Ferreira lembrava, conciliador:

- É forçoso, porém, que você pondere quanto às exigências da alma. Que será da Terra se o coração não se elevar ao nível do cérebro?

- Não penso assim. Creio que a ciência, só por ai, clareará os caminhos da Humanidade.

- Sim, respeitemos a ciência. Desconsiderá-la seria loucura, mas é justo convir que não se lhe pode pedir intervenções no sentimento...

- Velharias!... Definam-se as coisas e o sentimento será corrigido. E, já que você encontra no sentimento a fonte de tudo...

- Cogitar de definições claras na vida é nosso dever; entretanto, a ciência na Terra explica os fenômenos, sem abordar as origens...

- Não concordo. Devemos à ciência tudo de grandioso e de exato que o mundo nos oferece.

- Até certo ponto, estou de acordo, mas os domínios científicos possuem os limites que lhe são próprios. Impossível desacatar a importância dos ensinamentos religiosos na sustentação da paz de espírito.

- Quem nos deu o automóvel e o avião?

- Claro que foi a ciência, mas isso não impede que o motor seja empregado para a condução de tanques e bombardeiros utilizados para destruir...

- A física nuclear? quem nos propiciou essa maravilha, destinada a patrocinar os mais altos benefícios para as civilizações do futuro?

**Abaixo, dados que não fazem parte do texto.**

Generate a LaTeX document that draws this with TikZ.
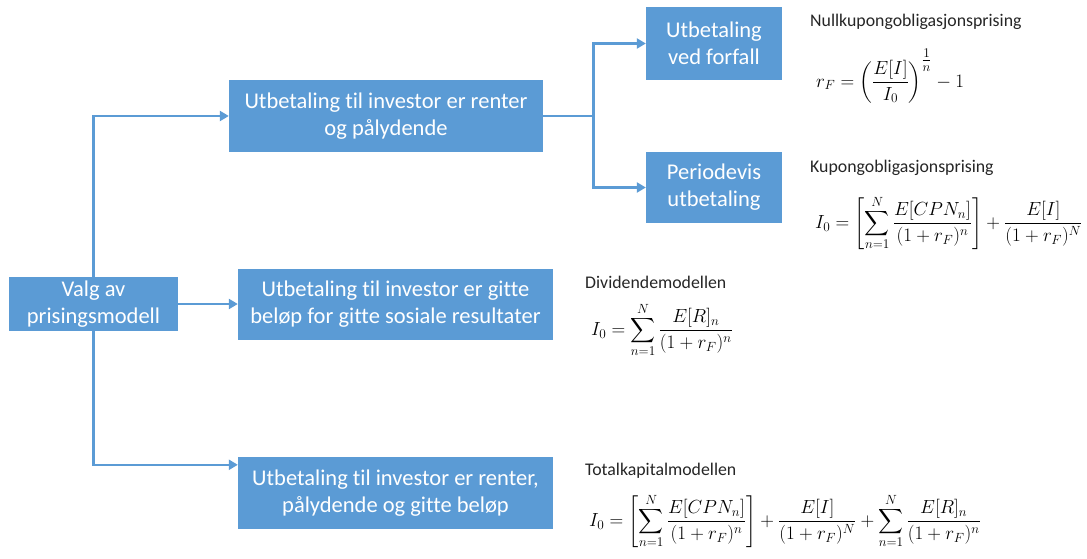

- Sei que isso é prodígio da inteligência; contudo., não nos será lícito esquecer as vítimas das cidades que passaram pelo suplício da bomba atômica...

- Bem, você pensa assim, de outro modo penso eu... Não aprovo a pregação incessante que anda por aí... 

 A palavra seguia nesse tom, quando os dois se aboletaram, como de costume, num bar amigo para o cafezinho habitual.

O garção ia e vinha, quando, à frente deles, o televisor exibiu a figura de conhecido repórter, que passou ao seguinte noticiário, lendo expressiva nota da imprensa:

 “O mundo atual sofre o risco de ser destruído pela sua própria grandeza no campo da inteligência. O perigo mais insidioso, talvez, é que numerosas conquistas científicas, realizadas com intentos de paz, possam ser empregadas, de um instante para outro, nos objetivos de guerra. As descobertas na biologia molecular são utilizáveis no desenvolvimento de agentes letais e aquelas que se relacionam com as drogas abrem horizontes à ofensiva psicoquímica. Sabe-se que as armas biológicas, em forma de “spray”, são de fácil confecção, com possibilidades de espalhar a peste sobre homens e animais. A chamada “febre de coelhos”, conduzida por uma tonelada de “spray”, através de nuvens, dirigidas pelo vento, pode anular a resistência de milhões de pessoas. Um homem só, carregando pequena maleta de “vírus”, é capaz de contaminar as reservas de água endereçada à manutenção de grande cidade, conturbando-lhe a vida. Está demonstrando ainda que, com recursos microbianos, é possível, em pouco tempo, enlouquecer populações maciças. Uma tonelada de ácido lisérgico distribuída entre os habitantes de qualquer grande metrópole, através de canais alimentares, poderá torná-los esquizofrênicos, durante o tempo que isso venha a interessar ao inimigo. Químicos ilustres já asseveram que o mundo de hoje dispõe de venenos tão poderosos que bastarão alguns quilos deles para estabelecer a perturbação mental de nações inteiras. Fala-se agora que não é impossível operar ruturas na camada de ozônio que circunda a Terra, de modo a queimar lentamente as criaturas domiciliadas nas regiões que ficaram desprotegidas contra os raios solares infravermelhos. Além de tudo, comenta-se a possibilidade da criação de bombas nucleares semoventes, aptas a caminharem com os implementos próprios e que serão detidas tão-só pela explosão de um artefato atômico. Esses engenhos sinistros transportariam a sua própria carga e, se colocadas no rumo de determinadas zonas inimigas, reclamariam a utilização de um foguete interceptador significando autodestruição para qualquer grupo alinhado em defensiva...”

 O comentário deu lugar a programa diferente e Ferreira falou para o companheiro impressionado:

- Viu e ouviu com exatidão? A ciência é luz no cérebro, mas, só por si, não resolve os problemas da Humanidade. Que diz você de tão inquietantes perspectivas?

- É... é... – gaguejou Teles, evidentemente desapontado.

Toda a resposta dele, porém, não passou disso.